Cloud Computing
Cloud computing is the delivery of on-demand computing resources, such as servers, storage, networking, software, and analytics, over the internet on a pay-as-you-go basis. This model offers flexible scalability, reduced costs, and increased efficiency by allowing users to access a shared pool of configurable resources from anywhere, eliminating the need to manage physical infrastructure locally.
How it Works
Remote Servers: Instead of running applications and storing data on local devices, cloud computing uses a network of remote servers and data centers to host and process information.
Internet Access: Users connect to these services and resources over the internet, accessing them from any device with a network connection.
On-Demand Resources: Users can provision and release computing resources as needed, with the cloud provider managing the underlying infrastructure.
Cloud computing models typically exhibit these five essential characteristics:
On-Demand Self-Service: Users can provision resources automatically without human intervention from the service provider.
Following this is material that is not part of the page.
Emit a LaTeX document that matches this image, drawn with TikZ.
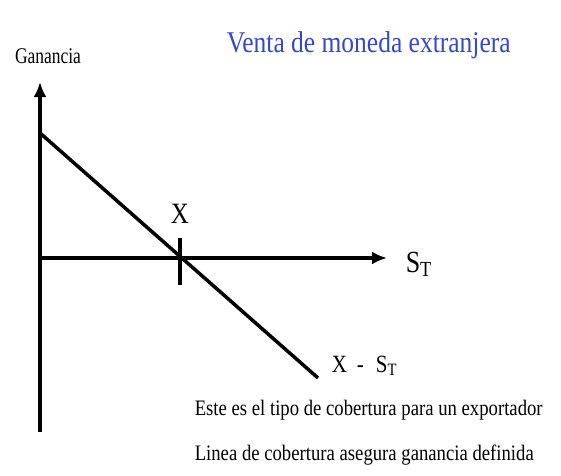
\documentclass[tikz,border=0pt]{standalone}
\usepackage{fontspec}
\setmainfont{Liberation Serif}
\usetikzlibrary{arrows.meta,positioning}

\definecolor{titleblue}{RGB}{52,72,205}

\begin{document}
\begin{tikzpicture}[x=1pt,y=1pt,line width=3.5pt,>={Latex[length=15pt,width=13pt]},
  txt/.style={inner sep=0pt,yscale=1.18},
  axis/.style={->},
  payoff/.style={line cap=butt}]
  \useasboundingbox (0,0) rectangle (561,475);

  % axes
  \coordinate (ybot) at (40,43);
  \coordinate (ytop) at (40,393);
  \coordinate (org)  at (40,217);
  \coordinate (xend) at (387,217);
  \draw[axis] (ybot) -- (ytop);
  \draw[axis] (org) -- (xend);

  % payoff line and strike mark
  \coordinate (pstart) at (40,342);
  \coordinate (pend)   at (318,97);
  \draw[payoff] (pstart) -- (pend);
  \coordinate (ktop) at (180,237);
  \coordinate (kbot) at (180,190);
  \draw (ktop) -- (kbot);

  % labels
  \node[txt,font=\fontsize{19}{22}\selectfont,xscale=0.92] (gan) at (48,419) {Ganancia};
  \node[txt,anchor=base west,text=titleblue,font=\fontsize{25.5}{30}\selectfont] (title) at (225,422) {Venta de moneda extranjera};
  \node[txt,anchor=base,font=\fontsize{25}{30}\selectfont] (strike) at (180,252) {X};
  \node[txt,anchor=base west,font=\fontsize{26}{30}\selectfont] (spot) at (404,203) {S\textsubscript{T}};
  \node[txt,anchor=base west,font=\fontsize{21}{25}\selectfont] (diff) at (330,103) {X\hspace{10pt}-\hspace{12pt}S\textsubscript{T}};
  \node[txt,anchor=base west,font=\fontsize{18.7}{22}\selectfont] (note1) at (193,60) {Este es el tipo de cobertura para un exportador};
  \node[txt,anchor=base west,font=\fontsize{18.7}{22}\selectfont] (note2) at (193,15) {Linea de cobertura asegura ganancia definida};
\end{tikzpicture}
\end{document}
Broad Network Access: Services are available over the network and accessed through standard mechanisms that promote use by heterogeneous thin or thick client platforms.
Resource Pooling: The provider's computing resources are pooled to serve multiple consumers using a multi-tenant model, with resources dynamically assigned.
Rapid Elasticity: Capabilities can be elastically provisioned and released in some cases automatically to scale rapidly outward and inward commensurate with demand.
Measured Service: Cloud systems automatically control and optimize resource use by leveraging a metering capability at some level of abstraction.